In Kris Bertin’s debut short-story collection, a character’s father is “doing twenty years in Dorchester,” a Nova Scotia penitentiary. Drunk and high on schizophrenia drugs, the man’s son walks around Barrington Street in Halifax, “yelling and in a panic.”

Quite a few of the scammers, drifters and general losers in “Bad Things Happen” should be jailed or at least reported to authorities.

Despite the darkness, the 10 stories by this Halifax bartender make captivating reading. It’s hard to turn away from bad things when an author’s prose seduces you, and when he understands the world he’s dramatizing. “I’d made it through a real rough patch,” one story begins. Another starts, “Let’s say you’re a tough guy.” Still another, “There are two kinds of emptiness. The one I had, and the one I needed.” What follows reflects a mind gradually learning that various psychological and emotional problems are unsolvable.

In addition to Halifax, the bad, eerie things that Bertin describes take place in Montreal and in rural towns with little to recommend them.

In Onecdaconis, the Carnation store at the Esso truck stop is the place to socialize. Enamored of “hunky” Jason Parvis, a middle-aged Esso employee, two curious teenage girls break into his house, then regret what they find. In “The Narrow Passage,” garbage men on a rural route allow the Cliftons to leave whatever they want by the roadside, items that would be “unhaulable everywhere else.” “Their brains are scrambled,” Gene says of the family. His partner finds how deranged the Cliftons are when he refuses to take their swing set to “the sorting centre.”

In “Girl on Fire Escape,” a sex-trade worker steals from her employer, Sensualcam.com, nearly bankrupting the business. In “Your #1 Killer,” a strange, unstable son returns home to live with his mother. In “Alive and Can Move,” a drunken ex-janitor thinks he sees a building move.

Despite humorous lines and scenes, the bleakness is so great that you wish light could shine on these desolate souls.
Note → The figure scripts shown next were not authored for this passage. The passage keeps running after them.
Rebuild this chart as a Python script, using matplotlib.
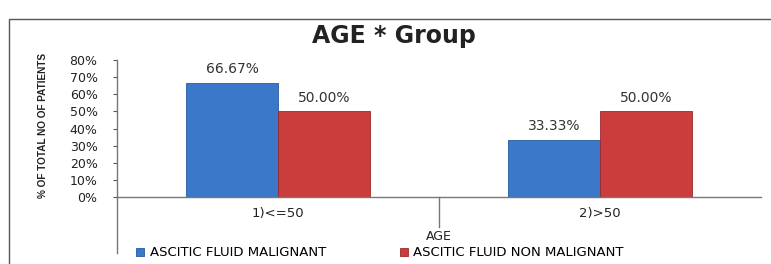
import numpy as np
import matplotlib.pyplot as plt
from matplotlib.patches import Rectangle
from matplotlib.ticker import PercentFormatter

categories = ['1)<=50', '2)>50']
malignant = [66.67, 33.33]
non_malignant = [50.00, 50.00]
series_names = ['ASCITIC FLUID MALIGNANT', 'ASCITIC FLUID NON MALIGNANT']

blue = '#3c78c9'
red = '#cb3d3d'

fig = plt.figure(figsize=(7.71, 2.64), dpi=100)
ax = fig.add_axes([117/771, 1-197/264, 644/771, 137/264])

x = np.arange(len(categories))
w = 0.286
b1 = ax.bar(x - w/2, malignant, w, color=blue, edgecolor='#2a5a9e', linewidth=0.6)
b2 = ax.bar(x + w/2, non_malignant, w, color=red, edgecolor='#9a2a2a', linewidth=0.6)

for bars, vals in [(b1, malignant), (b2, non_malignant)]:
    for bar, v in zip(bars, vals):
        ax.text(bar.get_x() + bar.get_width()/2, v + 4, '%.2f%%' % v,
                ha='center', va='bottom', fontsize=10, color='#333333')

ax.set_xlim(-0.5, 1.5)
ax.set_ylim(0, 80)
ax.set_yticks(np.arange(0, 81, 10))
ax.yaxis.set_major_formatter(PercentFormatter(decimals=0))
ax.tick_params(axis='y', labelsize=9, colors='#555555', length=3, width=0.8, pad=11)
ax.tick_params(axis='y', labelcolor='#222222')
ax.set_xticks(x)
ax.set_xticklabels(categories, fontsize=9.5, color='#222222')
ax.tick_params(axis='x', length=0, pad=7)

for s in ['top', 'right']:
    ax.spines[s].set_visible(False)
for s in ['left', 'bottom']:
    ax.spines[s].set_color('#777777')
    ax.spines[s].set_linewidth(1.0)

# category separators below the axis
ax.plot([-0.5, -0.5], [0, -0.41], transform=ax.get_xaxis_transform(),
        color='#777777', lw=1.0, clip_on=False)
ax.plot([0.5, 0.5], [0, -0.22], transform=ax.get_xaxis_transform(),
        color='#777777', lw=1.0, clip_on=False)

ax.text(0.5, -0.29, 'AGE', transform=ax.transAxes, ha='center', va='center',
        fontsize=9, color='#222222')

ax.set_ylabel('% OF TOTAL NO OF PATIENTS', fontsize=7.2, fontweight='bold',
              family=['Liberation Sans', 'DejaVu Sans'], color='#222222')
ax.yaxis.set_label_coords(-0.107, 0.52)

fig.text(394/771, 1-36/264, 'AGE * Group', ha='center', va='center',
         fontsize=17, fontweight='bold', color='#222222')

# outer frame
fig.patches.append(Rectangle((9/771, -0.1), 1.0, 1 - 19/264 + 0.1,
                             transform=fig.transFigure, fill=False,
                             edgecolor='#555555', lw=1.0))

leg = fig.legend([b1, b2], series_names, loc='center', ncol=2,
                 bbox_to_anchor=(380/771, 1-253/264), frameon=False,
                 fontsize=9.5, handlelength=0.6, handleheight=0.6,
                 handletextpad=0.4, columnspacing=5.6)

fig.savefig('out.png', dpi=100)
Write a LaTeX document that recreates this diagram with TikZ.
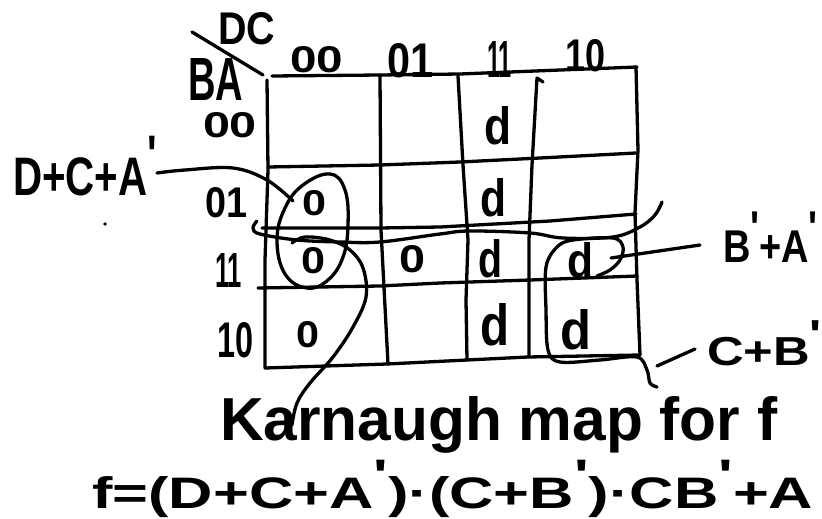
\documentclass[tikz,border=0pt]{standalone}
\usepackage{fontspec}
\usepackage{graphicx}
\newfontfamily\hwfont{Liberation Sans}
\newcommand{\hw}[3]{\resizebox{#1pt}{#2pt}{\hwfont\bfseries #3}}
\newcommand{\pr}{\raisebox{0.4em}{\textquotesingle}}
\tikzset{
  ink/.style={line width=3.3pt, line cap=round, line join=round, draw=black},
  lab/.style={inner sep=0pt, outer sep=0pt, anchor=base west},
  cell/.style={inner sep=0pt, outer sep=0pt, anchor=center}
}
\begin{document}
\begin{tikzpicture}[x=1pt,y=-1pt]
\fill[white] (0,0) rectangle (822,519);
\useasboundingbox (0,0) rectangle (822,519);

% grid
\draw[ink] (272,76) -- (380,75) -- (460,74) -- (535,71) -- (637,67);
\draw[ink] (268,167) -- (380,165) -- (460,162) -- (540,158) -- (636,153);
\draw[ink] (262,228) -- (380,228) -- (440,227) -- (550,221) -- (636,214);
\draw[ink] (258,288) -- (380,286) -- (440,283) -- (530,280) -- (637,276);
\draw[ink] (265,368) -- (387,364) -- (467,360) -- (528,357) -- (640,355);
\draw[ink] (267,80) -- (268,170) -- (265,260) -- (265,368);
\draw[ink] (380,75) -- (381,230) -- (388,364);
\draw[ink] (458,76) -- (463,165) -- (468,240) -- (466,300) -- (467,360);
\draw[ink] (543,82) -- (537,78) -- (532,165) -- (529,240) -- (529,357);
\draw[ink] (636,67) -- (638,150) -- (635,213) -- (637,280) -- (640,355);
\draw[ink] (192,32) -- (263,75);
\fill (105,224) circle (1.8);

% headers
\node[lab] (dc) at (218,45) {\hw{57}{32}{DC}};
\node[lab] (ba) at (188,100) {\hw{55}{42}{BA}};
\node[lab] (c00) at (290,73) {\hw{53}{26}{00}};
\node[lab] (c01) at (387,77) {\hw{46}{34}{01}};
\node[lab] (c11) at (487,78) {\hw{25}{36}{11}};
\node[lab] (c10) at (565,72) {\hw{40}{32}{10}};
\node[lab] (r00) at (203,137) {\hw{54}{25}{00}};
\node[lab] (r01) at (205,217) {\hw{42}{30}{01}};
\node[lab] (r11) at (215,287) {\hw{27}{34}{11}};
\node[lab] (r10) at (217,357) {\hw{36}{35}{10}};

% cells
\node[cell] (d1) at (498,126) {\hw{27}{38}{d}};
\node[cell] (z1) at (314,203) {\hw{24}{25}{0}};
\node[cell] (d2) at (493,198) {\hw{26}{38}{d}};
\node[cell] (z2) at (313,261) {\hw{24}{26}{0}};
\node[cell] (z3) at (412,259) {\hw{26}{27}{0}};
\node[cell] (d3) at (490,259) {\hw{24}{38}{d}};
\node[cell] (d4) at (580,260) {\hw{26}{35}{d}};
\node[cell] (z4) at (308,335) {\hw{23}{26}{0}};
\node[cell] (d5) at (495,325) {\hw{29}{42}{d}};
\node[cell] (d6) at (576,330) {\hw{31}{40}{d}};

% loops
\draw[ink] plot[smooth cycle, tension=0.7] coordinates {(330,174) (345,190) (348,225) (343,257) (328,280) (307,288) (285,274) (277,240) (285,208) (303,185)};
\draw[ink] plot[smooth, tension=0.6] coordinates {(292,243) (305,237) (330,240) (350,250) (363,268) (366,297) (353,327) (333,357) (310,383) (297,403) (292,425)};
\draw[ink] plot[smooth, tension=0.6] coordinates {(257,221) (253,228) (260,234) (297,240) (340,242) (380,242) (440,234) (470,231) (530,233) (563,238) (613,237) (640,227) (655,215) (662,202)};
\draw[ink] plot[smooth, tension=0.55] coordinates {(597,276) (610,270) (620,260) (623,247) (613,238) (573,240) (557,247) (546,267) (546,310) (548,350) (560,362) (600,360) (637,357) (647,370) (650,383) (657,387)};

% labels
\node[lab] (dca) at (13,195) {\hw{144}{59}{D+C+A\pr}};
\node[lab] (bpa) at (723,262) {\hw{95}{50}{B\pr+A\pr}};
\node[lab] (cb) at (707,365) {\hw{115}{44}{C+B\pr}};
\node[lab] (title) at (220,440) {\hw{557}{44}{Karnaugh map for f}};
\node[lab] (formula) at (92,508) {\hw{721}{48}{f=(D+C+A\pr)·(C+B\pr)·CB\pr+A}};

% connectors
\coordinate (dcaEnd) at (293,201);
\coordinate (bpaEnd) at (611,258);
\coordinate (cbFree) at (657,366);
\draw[ink] plot[smooth, tension=0.6] coordinates {([yshift=22pt]dca.base east) (185,170) (233,168) (267,180) (dcaEnd)};
\draw[ink] (bpaEnd) -- ([xshift=-23pt,yshift=17pt]bpa.base west);
\draw[ink] (cbFree) -- ([xshift=-12pt,yshift=16pt]cb.base west);
\end{tikzpicture}
\end{document}
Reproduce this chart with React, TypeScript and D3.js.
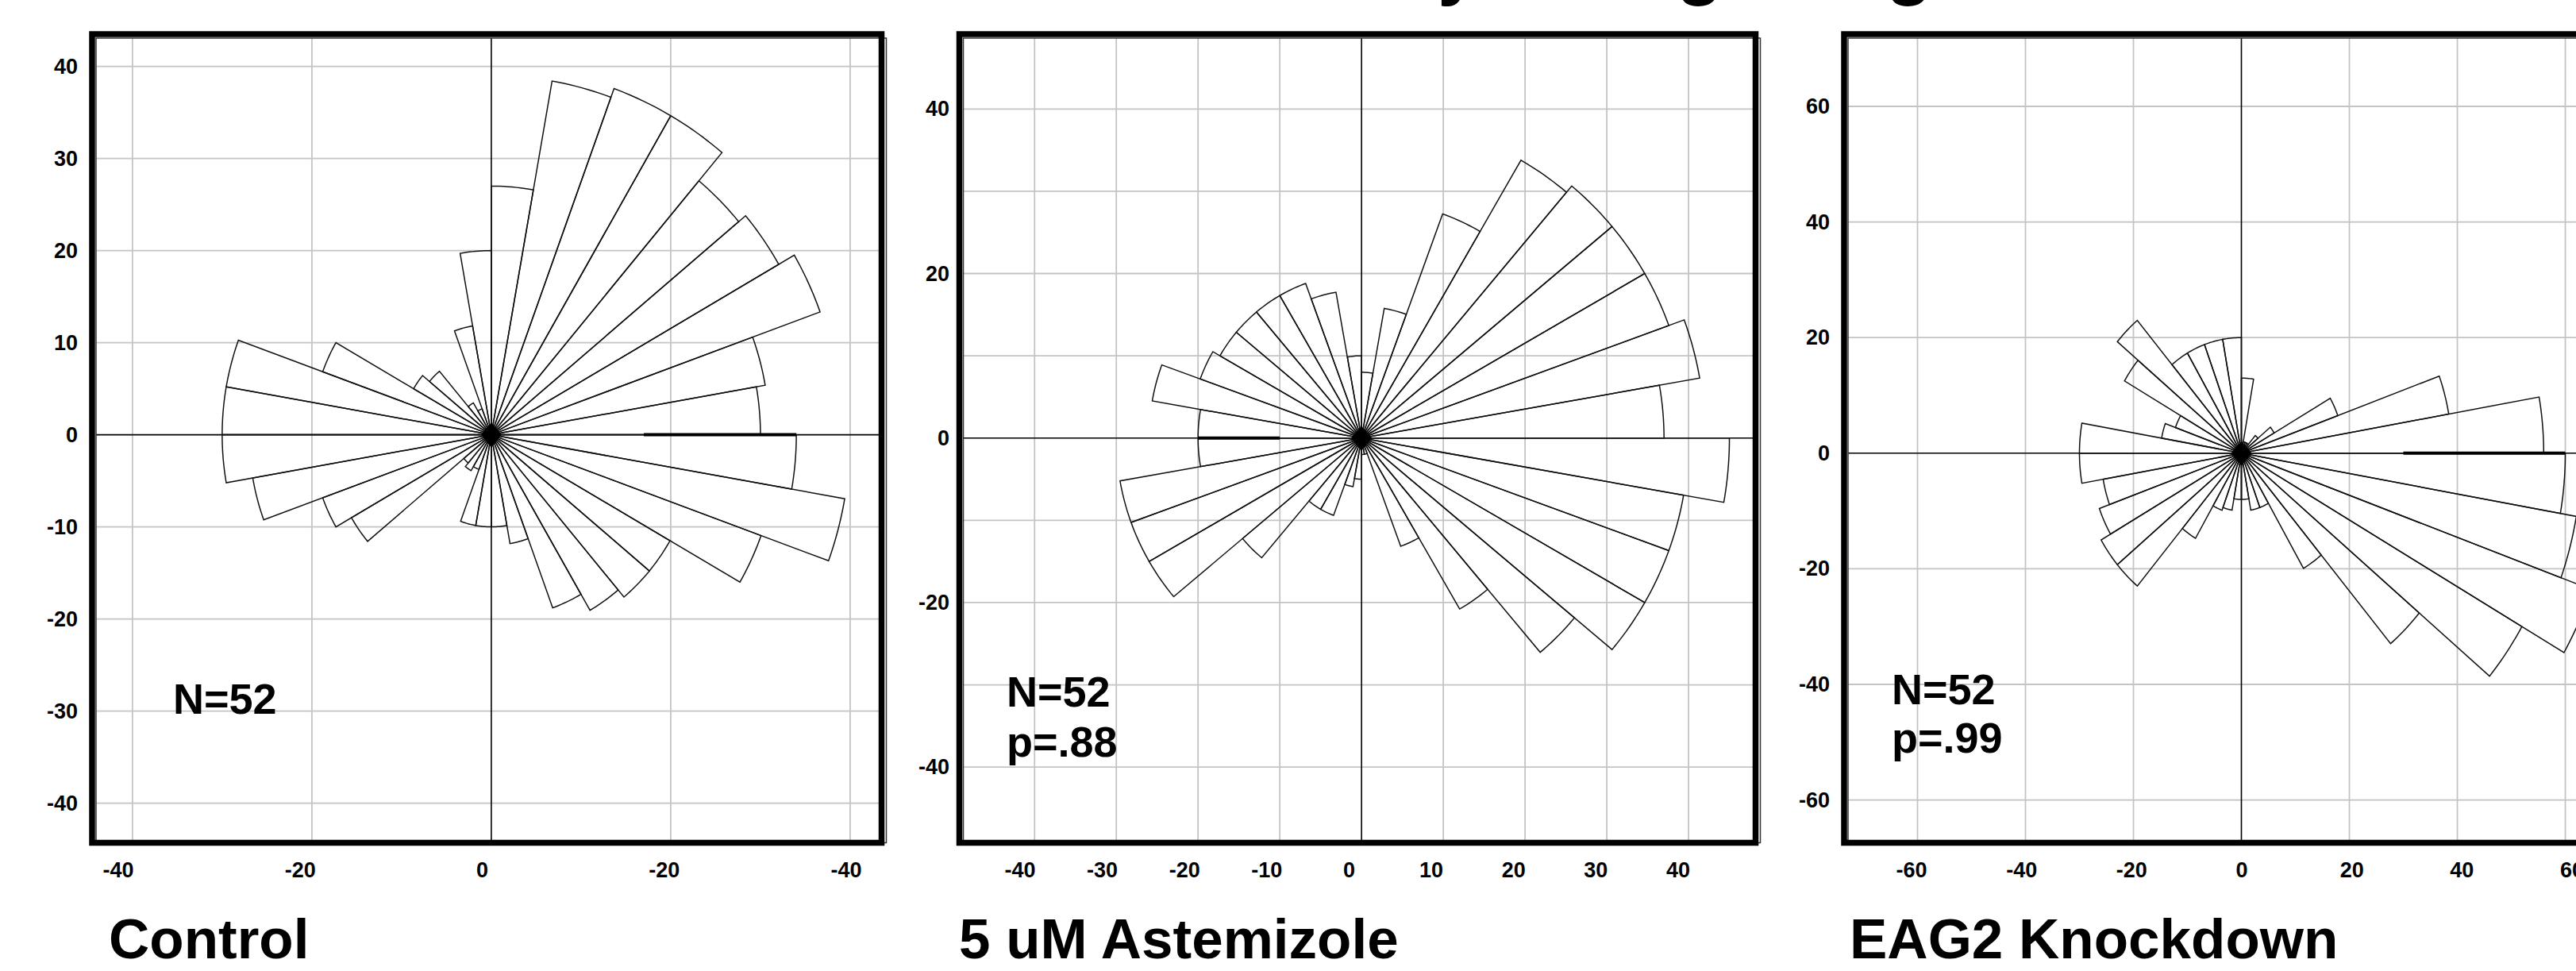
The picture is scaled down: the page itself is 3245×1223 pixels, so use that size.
import React from "react";
import * as d3 from "d3";

// ---------- data ----------
const binStartDeg = d3.range(0, 360, 10); // 36 bins, 10 degrees each
const binWidthDeg = 10;

const controlRadii = [30, 31, 39, 37, 36, 40, 40, 39, 27, 20, 12, 3, 4, 9, 10, 20, 30, 30, 30, 27, 20, 18, 4, 4.5, 4, 10, 10, 10, 12, 20, 22, 23, 23, 32, 40, 34];
const astemizoleRadii = [37, 42, 40, 40, 40, 39, 29, 16, 8, 10, 18, 20, 20, 20, 20, 21, 26, 20, 20, 30, 30, 30, 19, 10, 10, 6, 5, 2, 2, 14, 24, 34, 40, 40, 40, 45];
const eag2Radii = [56, 39, 19, 7, 4, 2, 2, 2, 13, 20, 20, 20, 20, 30, 25, 13, 15, 30, 30, 26, 28, 30, 30, 17, 10.5, 10, 8, 8, 10, 10, 23, 43, 60, 69, 63, 60];

// overdrawn heavy edge segment [angleDeg, r0, r1]
const controlHeavy = [0, 17, 34];
const astemizoleHeavy = [180, 10, 20];
const eag2Heavy = [0, 30, 60];

const controlXTicks = [-40, -20, 0, 20, 40];
const controlXTickLabels = ["-40", "-20", "0", "-20", "-40"];
const controlYTicks = [40, 30, 20, 10, 0, -10, -20, -30, -40];
const controlXGrid = [-40, -20, 20, 40];
const controlYGrid = [-40, -30, -20, -10, 10, 20, 30, 40];

const astemizoleXTicks = [-40, -30, -20, -10, 0, 10, 20, 30, 40];
const astemizoleYTicks = [40, 20, 0, -20, -40];
const astemizoleGrid = [-40, -30, -20, -10, 10, 20, 30, 40];

const eag2Ticks = [-60, -40, -20, 0, 20, 40, 60];
const eag2Grid = [-60, -40, -20, 20, 40, 60];

const panelTitles = ["Control", "5 uM Astemizole", "EAG2 Knockdown"];
const panelStats = [["N=52"], ["N=52", "p=.88"], ["N=52", "p=.99"]];
const figureTitle = "Directionality of Migrating Cells";

// ---------- layout ----------
const W = 3245;
const H = 1223;
const FONT = "'Liberation Sans', Arial, Helvetica, sans-serif";

type Panel = {
  frame: { l: number; r: number; t: number; b: number };
  xDomain: [number, number];
  yDomain: [number, number];
  radii: number[];
  heavy: number[];
  xTicks: number[];
  xTickLabels: string[];
  xLabelDomain: [number, number];
  xLabelRange: [number, number];
  yTicks: number[];
  yLabelX: number;
  xGrid: number[];
  yGrid: number[];
  statsPos: [number, number];
  statsGap: number;
  titlePos: [number, number];
};

const panels: Panel[] = [
  {
    frame: { l: 116, r: 1110.5, t: 43, b: 1061.5 },
    xDomain: [-44.5, 43.5],
    yDomain: [43.5, -44.3],
    radii: controlRadii,
    heavy: controlHeavy,
    xTicks: controlXTicks,
    xTickLabels: controlXTickLabels,
    xLabelDomain: [-40, 40],
    xLabelRange: [149, 1066],
    yTicks: controlYTicks,
    yLabelX: 98,
    xGrid: controlXGrid,
    yGrid: controlYGrid,
    statsPos: [218, 899],
    statsGap: 63,
    titlePos: [137, 1207],
  },
  {
    frame: { l: 1208.5, r: 2211.5, t: 43, b: 1061.5 },
    xDomain: [-49.2, 48.2],
    yDomain: [49.1, -49.2],
    radii: astemizoleRadii,
    heavy: astemizoleHeavy,
    xTicks: astemizoleXTicks,
    xTickLabels: astemizoleXTicks.map(String),
    xLabelDomain: [-40, 40],
    xLabelRange: [1285, 2114],
    yTicks: astemizoleYTicks,
    yLabelX: 1196,
    xGrid: astemizoleGrid,
    yGrid: astemizoleGrid,
    statsPos: [1268, 890],
    statsGap: 63,
    titlePos: [1208, 1207],
  },
  {
    frame: { l: 2323, r: 3324, t: 43, b: 1061.5 },
    xDomain: [-73.6, 73.6],
    yDomain: [72.5, -67.4],
    radii: eag2Radii,
    heavy: eag2Heavy,
    xTicks: eag2Ticks,
    xTickLabels: eag2Ticks.map(String),
    xLabelDomain: [-60, 60],
    xLabelRange: [2408, 3240],
    yTicks: eag2Ticks,
    yLabelX: 2305,
    xGrid: eag2Grid,
    yGrid: eag2Grid,
    statsPos: [2383, 887],
    statsGap: 61,
    titlePos: [2330, 1207],
  },
];

const rad = (deg: number) => (deg * Math.PI) / 180;

function PanelView({ p, idx }: { p: Panel; idx: number }) {
  const { frame } = p;
  const x = d3.scaleLinear().domain(p.xDomain).range([frame.l, frame.r]);
  const y = d3.scaleLinear().domain(p.yDomain).range([frame.t, frame.b]);
  const xl = d3.scaleLinear().domain(p.xLabelDomain).range(p.xLabelRange);
  const line = d3
    .line<[number, number]>()
    .x((d) => x(d[0]))
    .y((d) => y(d[1]));

  const petals = binStartDeg.map((a0, i) => {
    const r = p.radii[i];
    const steps = 10;
    const pts: [number, number][] = [[0, 0]];
    for (let k = 0; k <= steps; k++) {
      const a = rad(a0 + (binWidthDeg * k) / steps);
      pts.push([r * Math.cos(a), r * Math.sin(a)]);
    }
    pts.push([0, 0]);
    return line(pts) as string;
  });

  const inner = { l: frame.l + 5, r: frame.r + 6, t: frame.t + 5, b: frame.b };
  const [ha, h0, h1] = p.heavy;

  return (
    <g>
      {/* grid */}
      <g stroke="#c4c4c4" strokeWidth={1.8}>
        {p.xGrid.map((v) => (
          <line key={"gx" + v} x1={x(v)} x2={x(v)} y1={inner.t} y2={frame.b} />
        ))}
        {p.yGrid.map((v) => (
          <line key={"gy" + v} x1={inner.l} x2={frame.r} y1={y(v)} y2={y(v)} />
        ))}
      </g>
      {/* axes through origin */}
      <g stroke="#000" strokeWidth={1.6}>
        <line x1={x(0)} x2={x(0)} y1={inner.t} y2={frame.b} />
        <line x1={inner.l} x2={frame.r} y1={y(0)} y2={y(0)} />
      </g>
      {/* petals */}
      <g fill="none" stroke="#111" strokeWidth={1.5} strokeLinejoin="miter">
        {petals.map((d, i) => (
          <path key={i} d={d} />
        ))}
      </g>
      <line
        x1={x(h0 * Math.cos(rad(ha)))}
        y1={y(h0 * Math.sin(rad(ha)))}
        x2={x(h1 * Math.cos(rad(ha)))}
        y2={y(h1 * Math.sin(rad(ha)))}
        stroke="#000"
        strokeWidth={4}
      />
      <circle cx={x(0)} cy={y(0)} r={10} fill="#000" />
      <path
        d={`M${x(0)},${y(0) - 15} L${x(0) + 13},${y(0)} L${x(0)},${y(0) + 16} L${x(0) - 13},${y(0)} Z`}
        fill="#000"
      />
      {/* frame */}
      <rect
        x={inner.l}
        y={inner.t}
        width={inner.r - inner.l}
        height={inner.b - inner.t}
        fill="none"
        stroke="#333"
        strokeWidth={1.5}
      />
      <rect
        x={frame.l}
        y={frame.t}
        width={frame.r - frame.l}
        height={frame.b - frame.t}
        fill="none"
        stroke="#000"
        strokeWidth={7.5}
      />
      {/* tick labels */}
      <g fontFamily={FONT} fontWeight="bold" fontSize={27} fill="#000">
        {p.xTicks.map((v, i) => (
          <text key={"xt" + i} x={xl(v)} y={1105} textAnchor="middle">
            {p.xTickLabels[i]}
          </text>
        ))}
        {p.yTicks.map((v) => (
          <text key={"yt" + v} x={p.yLabelX} y={y(v) + 9} textAnchor="end">
            {String(v)}
          </text>
        ))}
      </g>
      {/* stats */}
      <g fontFamily={FONT} fontWeight="bold" fontSize={54} fill="#000">
        {panelStats[idx].map((s, i) => (
          <text key={s} x={p.statsPos[0]} y={p.statsPos[1] + i * p.statsGap}>
            {s}
          </text>
        ))}
      </g>
      <text
        x={p.titlePos[0]}
        y={p.titlePos[1]}
        fontFamily={FONT}
        fontWeight="bold"
        fontSize={71}
        fill="#000"
      >
        {panelTitles[idx]}
      </text>
    </g>
  );
}

export default function App() {
  return (
    <svg
      width={W}
      height={H}
      viewBox={`0 0 ${W} ${H}`}
      style={{ position: "absolute", left: 0, top: 0, background: "#fff", display: "block" }}
    >
      <rect x={0} y={0} width={W} height={H} fill="#fff" />
      <text x={1262} y={-12} fontFamily={FONT} fontWeight="bold" fontSize={95} fill="#000">
        {figureTitle}
      </text>
      {panels.map((p, i) => (
        <PanelView key={i} p={p} idx={i} />
      ))}
    </svg>
  );
}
One triumphant moment occurs in “Crater Arms.” In an apartment building where everything “smells like boiled eggs,” a new tenant sees Mrs. Tremblay, the owner, for the first time. “Draped in white blankets like a bride,” unable to speak or move because of an illness, she’s brought outside in a wheelchair. “She’s the most beautiful thing I’ve seen in maybe my whole life,” the troubled renter thinks. Even Michelle, the obese spiritual medium pushing the wheelchair, becomes beatific by association with Mrs. Tremblay. Yet can we believe men like the renter, who suffer from alcoholic dementia or who’ve been hit too often in the head?

These are gritty stories, but very good ones, tough, truthful and unsettling.

 

Writer Anthony Bukoski of Superior, Wis., has reviewed for “Books in Canada,” “Canadian Literature” and “The Fiddlehead.”

Bad Things Happen
By: Kris Bertin.
Publisher: Biblioasis, 201 pages, $14.95.